On Dec 20, 2006, at 8:34 AM, John Griessen wrote:
Kai-Martin Knaak wrote:
 The symbol should be a
generic rectangle with all the ports of the schematic as pins. Ideally
power symbols would also be included as pins -- ok, I stop dreaming ;-)

This is something valuable that is available in chip design software by Cadence and Mentor, and is very helpful for FPGA work and even for some board layouts.
We need to dream one up, a gschem schematic to sub-schematic-symbol genreating script, that is....

Agreed, this is necessary for board designs (I won't do an FPGA design in a schematic). It's impossible to get even a small design to fit onto one B-size sheet, considering how things are scaled in gschem. (My little IR volume control design is three sub-sheets plus a top level.)

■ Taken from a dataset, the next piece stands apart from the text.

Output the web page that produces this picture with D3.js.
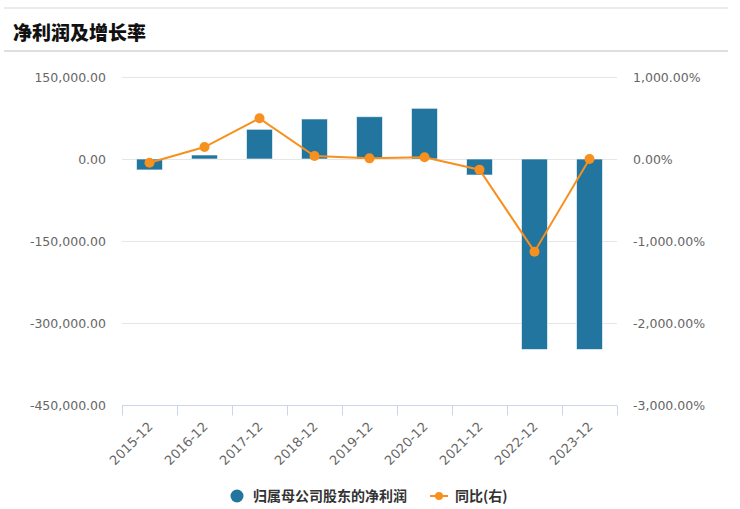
<!DOCTYPE html>
<html><head><meta charset="utf-8">
<script src="https://cdn.jsdelivr.net/npm/d3@7/dist/d3.min.js"></script>
<style>
html,body{margin:0;padding:0;background:#fff;}
svg{display:block;}
</style></head>
<body><svg id="c" width="740" height="509"></svg>
<script>
const categories = ["2015-12","2016-12","2017-12","2018-12","2019-12","2020-12","2021-12","2022-12","2023-12"];
const netProfit = [-20000, 7300, 54300, 73200, 77400, 92700, -29300, -348500, -348500];
const yoyGrowth = [-45, 146, 496, 37, 8, 21, -130, -1130, 0];
const leftTicks = [150000, 0, -150000, -300000, -450000];
const rightTicks = [1000, 0, -1000, -2000, -3000];
const titleText = "净利润及增长率";
const seriesNames = ["归属母公司股东的净利润", "同比(右)"];

const svg = d3.select("#c");
const barColor = "#21759f", lineColor = "#f7901e";
const loc = d3.formatLocale({decimal:".", thousands:",", grouping:[3], currency:["",""], minus:"-"});
const fmt = loc.format(",.2f");
const numFont = "DejaVu Sans";
const cjk = "'Noto Sans CJK SC','Noto Sans',sans-serif";

// header lines & title
svg.append("rect").attr("x",4).attr("y",7).attr("width",724).attr("height",2).attr("fill","#ebebeb");
svg.append("rect").attr("x",4).attr("y",50).attr("width",724).attr("height",2).attr("fill","#dedede");
svg.append("text").attr("x",13).attr("y",40).text(titleText)
  .attr("font-family",cjk).attr("font-weight",900).attr("font-size",19).attr("fill","#111");

const x0 = 122, x1 = 617, yTop = 77, yBot = 405;
const x = d3.scaleBand().domain(categories).range([x0,x1]).paddingInner(0).paddingOuter(0);
const yL = d3.scaleLinear().domain([-450000,150000]).range([yBot,yTop]);
const yR = d3.scaleLinear().domain([-3000,1000]).range([yBot,yTop]);

// gridlines
svg.append("g").selectAll("line").data(leftTicks).join("line")
  .attr("x1",x0).attr("x2",x1).attr("y1",d=>Math.round(yL(d))+0.5).attr("y2",d=>Math.round(yL(d))+0.5)
  .attr("stroke","#e6e6e6").attr("stroke-width",1);

// left axis labels
const gl = svg.append("g").attr("transform",`translate(${x0},0)`)
  .call(d3.axisLeft(yL).tickValues(leftTicks).tickFormat(fmt).tickSize(0).tickPadding(16));
gl.select(".domain").remove();
gl.selectAll("text").attr("font-family",numFont).attr("font-size",12.5).attr("fill","#666");

// right axis labels
const gr = svg.append("g").attr("transform",`translate(${x1},0)`)
  .call(d3.axisRight(yR).tickValues(rightTicks).tickFormat(d=>fmt(d)+"%").tickSize(0).tickPadding(16));
gr.select(".domain").remove();
gr.selectAll("text").attr("font-family",numFont).attr("font-size",12.5).attr("fill","#666");

// bars
const bw = 26;
svg.append("g").selectAll("rect").data(netProfit).join("rect")
  .attr("x",(d,i)=>x(categories[i])+x.bandwidth()/2-bw/2)
  .attr("width",bw)
  .attr("y",d=>Math.min(yL(d),yL(0)))
  .attr("height",d=>Math.abs(yL(d)-yL(0)))
  .attr("fill",barColor).attr("stroke","#fff").attr("stroke-width",1).attr("stroke-opacity",0.6);

// x axis
const gx = svg.append("g").attr("transform",`translate(0,${yBot+0.5})`)
  .call(d3.axisBottom(x).tickSize(0).tickPadding(0));
gx.select(".domain").attr("stroke","#ccd6eb").attr("d",`M${x0},0H${x1}`);
gx.selectAll(".tick line").remove();
gx.append("g").selectAll("line").data(categories.concat(["__end"])).join("line")
  .attr("x1",(d,i)=>x0+i*x.step()+0.5).attr("x2",(d,i)=>x0+i*x.step()+0.5)
  .attr("y1",0).attr("y2",10).attr("stroke","#ccd6eb");
gx.selectAll(".tick text")
  .attr("font-family",numFont).attr("font-size",13).attr("fill","#666")
  .attr("text-anchor","end").attr("dy",0)
  .attr("transform","translate(4,22) rotate(-45)");

// line
const cx = (d,i)=>x(categories[i])+x.bandwidth()/2;
svg.append("path").datum(yoyGrowth)
  .attr("d",d3.line().x(cx).y(d=>yR(d)))
  .attr("fill","none").attr("stroke",lineColor).attr("stroke-width",2);
svg.append("g").selectAll("circle").data(yoyGrowth).join("circle")
  .attr("cx",cx).attr("cy",d=>yR(d)).attr("r",5).attr("fill",lineColor);

// legend
const lg = svg.append("g");
lg.append("circle").attr("cx",237).attr("cy",496).attr("r",6.5).attr("fill",barColor);
lg.append("text").attr("x",253).attr("y",501).text(seriesNames[0])
  .attr("font-family",cjk).attr("font-weight",700).attr("font-size",14).attr("fill","#333");
lg.append("line").attr("x1",430).attr("x2",448).attr("y1",496).attr("y2",496).attr("stroke",lineColor).attr("stroke-width",2);
lg.append("circle").attr("cx",439).attr("cy",496).attr("r",4).attr("fill",lineColor);
lg.append("text").attr("x",455).attr("y",501).text(seriesNames[1])
  .attr("font-family",cjk).attr("font-weight",700).attr("font-size",14).attr("fill","#333");
</script></body></html>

I haven't sorted out exactly how (or even IF) gsch2pcb sorts things out when a project has more than one page and no top-level sheet with lower-level sheet symbols. My guess is that all net names are global, and in-1.sym and out-1.sym (for example) are purely informational. I also don't know if the DRC is smart enough to tell you if an output on sheet A is connected to an output on sheet B.

Most of my board schematics consist of a top-level sheet that instantiates a bunch of lower-level sheets. (On occasion a lower- level sheet will itself instantiate an even-lower-level sheet.) Some mechanism to automatically generate a "sheet symbol" would be very useful.

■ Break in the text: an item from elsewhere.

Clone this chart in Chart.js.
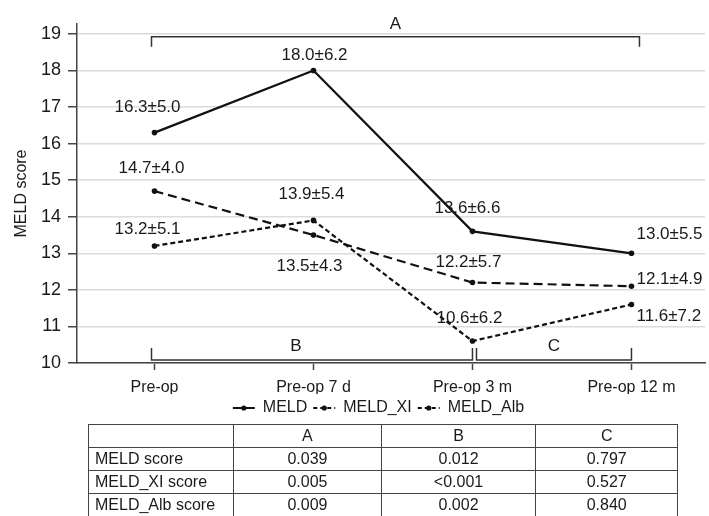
<!DOCTYPE html>
<html>
<head>
<meta charset="utf-8">
<script src="https://cdn.jsdelivr.net/npm/chart.js@4"></script>
<style>
body{margin:0;background:#fff;font-family:"Liberation Sans",Arial,sans-serif;}
#wrap{position:relative;width:709px;height:516px;overflow:hidden;}
#chart{position:absolute;left:0;top:0;}
#ptable{position:absolute;left:88px;top:424px;width:590px;border-collapse:collapse;font-size:16px;color:#1a1a1a;}
#ptable td{border:1.5px solid #444;height:22px;padding:0;text-align:center;line-height:22px;}
#ptable td.name{text-align:left;padding-left:6px;}
</style>
</head>
<body>
<div id="wrap">
<canvas id="chart" width="709" height="426"></canvas>
<table id="ptable"></table>
</div>
<script>
// time points
const categories = ["Pre-op","Pre-op 7 d","Pre-op 3 m","Pre-op 12 m"];
// mean scores
const meld    = [16.3, 18.0, 13.6, 13.0];
const meldXI  = [13.2, 13.9, 10.6, 11.6];
const meldAlb = [14.7, 13.5, 12.2, 12.1];
// standard deviations
const sdMeld    = [5.0, 6.2, 6.6, 5.5];
const sdMeldXI  = [5.1, 5.4, 6.2, 7.2];
const sdMeldAlb = [4.0, 4.3, 5.7, 4.9];
// comparison brackets (from / to index)
const brackets = [["A",0,3],["B",0,2],["C",2,3]];
// p-value table
const tableCols = ["A","B","C"];
const tableRows = ["MELD score","MELD_XI score","MELD_Alb score"];
const pMeld    = ["0.039","0.012","0.797"];
const pMeldXI  = ["0.005","<0.001","0.527"];
const pMeldAlb = ["0.009","0.002","0.840"];

const FONT = '"Liberation Sans", Arial, sans-serif';
const TXT = "#1a1a1a";

// label offsets in px relative to point: [dx, dy, align]
const labelPos = [
  [[-7,-25,"center"],[1,-15,"center"],[-5,-23,"center"],[5,-19,"left"]],
  [[-7,-17,"center"],[-2,-26,"center"],[-3,-23,"center"],[5,12,"left"]],
  [[-3,-23,"center"],[-4,31,"center"],[-4,-20,"center"],[5,-7,"left"]]
];

function pts(arr){ return arr.map((v,i)=>({x:i,y:v})); }

const labelPlugin = {
  id:"labels",
  afterLayout(chart){
    // legend sits a bit right of the canvas centre
    chart.legend.left += 24;
    chart.legend.right += 24;
  },
  afterDatasetsDraw(chart){
    const ctx = chart.ctx, xs = chart.scales.x, ys = chart.scales.y;
    const sds = [sdMeld, sdMeldXI, sdMeldAlb];
    const means = [meld, meldXI, meldAlb];
    ctx.save();
    ctx.font = "17px " + FONT;
    ctx.fillStyle = TXT;
    ctx.textBaseline = "middle";
    means.forEach((arr,s)=>{
      arr.forEach((v,i)=>{
        const p = labelPos[s][i];
        ctx.textAlign = p[2];
        ctx.fillText(v.toFixed(1)+"\u00b1"+sds[s][i].toFixed(1), xs.getPixelForValue(i)+p[0], ys.getPixelForValue(v)+p[1]);
      });
    });
    // brackets
    ctx.strokeStyle = "#333";
    ctx.lineWidth = 1.5;
    ctx.textAlign = "center";
    brackets.forEach(b=>{
      let x1 = xs.getPixelForValue(b[1]), x2 = xs.getPixelForValue(b[2]);
      let y, tip, ty;
      if(b[0]==="A"){
        x1 -= 3; x2 += 8;
        y = ys.getPixelForValue(19)+3; tip = y+10; ty = y-13;
      } else {
        if(b[0]==="B"){ x1 -= 3; } else { x1 += 4; }
        y = ys.getPixelForValue(10)-3; tip = y-12; ty = y-14;
      }
      ctx.beginPath();
      ctx.moveTo(x1,tip); ctx.lineTo(x1,y); ctx.lineTo(x2,y); ctx.lineTo(x2,tip);
      ctx.stroke();
      let tx = (x1+x2)/2;
      if(b[0]==="B") tx = xs.getPixelForValue(0.89);
      ctx.fillText(b[0], tx, ty);
    });
    // dots in legend
    const lg = chart.legend;
    if(lg && lg.legendHitBoxes){
      ctx.fillStyle = "#111";
      lg.legendHitBoxes.forEach(h=>{
        ctx.beginPath();
        ctx.arc(h.left+11, h.top+h.height/2, 2.6, 0, Math.PI*2);
        ctx.fill();
      });
    }
    ctx.restore();
  }
};

const ds = (label,data,dash)=>({
  label:label, data:pts(data),
  borderColor:"#111", backgroundColor:"#111",
  borderWidth:2.2, borderDash:dash,
  pointRadius:2.8, pointBackgroundColor:"#111", pointBorderWidth:0,
  tension:0
});

new Chart(document.getElementById("chart"),{
  type:"line",
  data:{datasets:[
    ds("MELD",meld,[]),
    ds("MELD_XI",meldXI,[5,3]),
    ds("MELD_Alb",meldAlb,[9,5])
  ]},
  options:{
    responsive:false,
    animation:false,
    layout:{padding:{top:24,left:0,right:0,bottom:0}},
    plugins:{
      tooltip:{enabled:false},
      legend:{
        position:"bottom",
        labels:{
          font:{size:16,family:FONT},
          color:TXT,
          usePointStyle:true, pointStyle:"line", pointStyleWidth:22,
          boxHeight:16,
          padding:6,
          generateLabels(chart){
            const items = Chart.defaults.plugins.legend.labels.generateLabels(chart);
            items.forEach(it=>{
              const d = chart.data.datasets[it.datasetIndex];
              it.lineWidth = 2;
              it.strokeStyle = "#111";
              it.lineDash = d.borderDash.length ? [4,3] : [];
            });
            return items;
          }
        }
      }
    },
    scales:{
      x:{
        type:"linear",
        min:-0.4875, max:3.4625,
        afterFit(s){ s.height = 31; },
        ticks:{
          stepSize:1, includeBounds:false, autoSkip:false, maxRotation:0,
          font:{size:16,family:FONT}, color:TXT, padding:8,
          callback:v=>categories[v]
        },
        grid:{drawOnChartArea:false, tickLength:7, tickColor:"#444", tickWidth:1.5},
        border:{color:"#444", width:1.5}
      },
      y:{
        min:10, max:19.27,
        afterFit(s){ s.width = 77; },
        title:{display:true,text:"MELD score",font:{size:16,family:FONT},color:TXT,padding:{top:12,bottom:0}},
        ticks:{
          stepSize:1, includeBounds:false,
          font:{size:18,family:FONT}, color:TXT, padding:7
        },
        grid:{color:"#dcdcdc", lineWidth:1.5, tickLength:9, tickColor:"#444", tickWidth:1.5},
        border:{color:"#444", width:1.5}
      }
    }
  },
  plugins:[labelPlugin]
});

// table
const tbl = document.getElementById("ptable");
const widths = [145,148,155,142];
let html = "<tr>" + ["",...tableCols].map((c,i)=>`<td style="width:${widths[i]}px">${c}</td>`).join("") + "</tr>";
[pMeld,pMeldXI,pMeldAlb].forEach((r,i)=>{
  html += `<tr><td class="name">${tableRows[i]}</td>` + r.map(v=>`<td>${v.replace("<","&lt;")}</td>`).join("") + "</tr>";
});
tbl.innerHTML = html;
</script>
</body>
</html>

Just as a reference point, Altium DXP has a "make sheet symbol from subsheet" feature that looks at the sheet's I/O symbols and uses them to build the sheet's symbol. Power and ground symbols are considered project-global so they don't appear on subsheet symbols. You can also configure DXP so that all nets are project global, so the subsheet symbols and interconnects are purely informational. The subsheet symbol stuff becomes a lot more useful when doing designs with repeated channels (one schematic page is repeated N times and the tool generates N unique instances of each component and net on that page).

ANYWAYS, what would be useful is if there were special "page entry" symbols (in, out, bidir) that take a netname attribute, and you'd place this symbol on the page like any other symbol. A useful tool could then scan the page and generate a proper sheet symbol with pins named for and with the same sense (in, out, bidir) as the page entries. A rectangle would be fine, with pins ordered as they appear on the schematic, and they could be re-ordered in the usual ways (gschem or a text editor). You then place the subsheet symbols on a schematic, and wire 'em up. If we're not concerned with channelized designs, then netlisting and DRC is straightforward.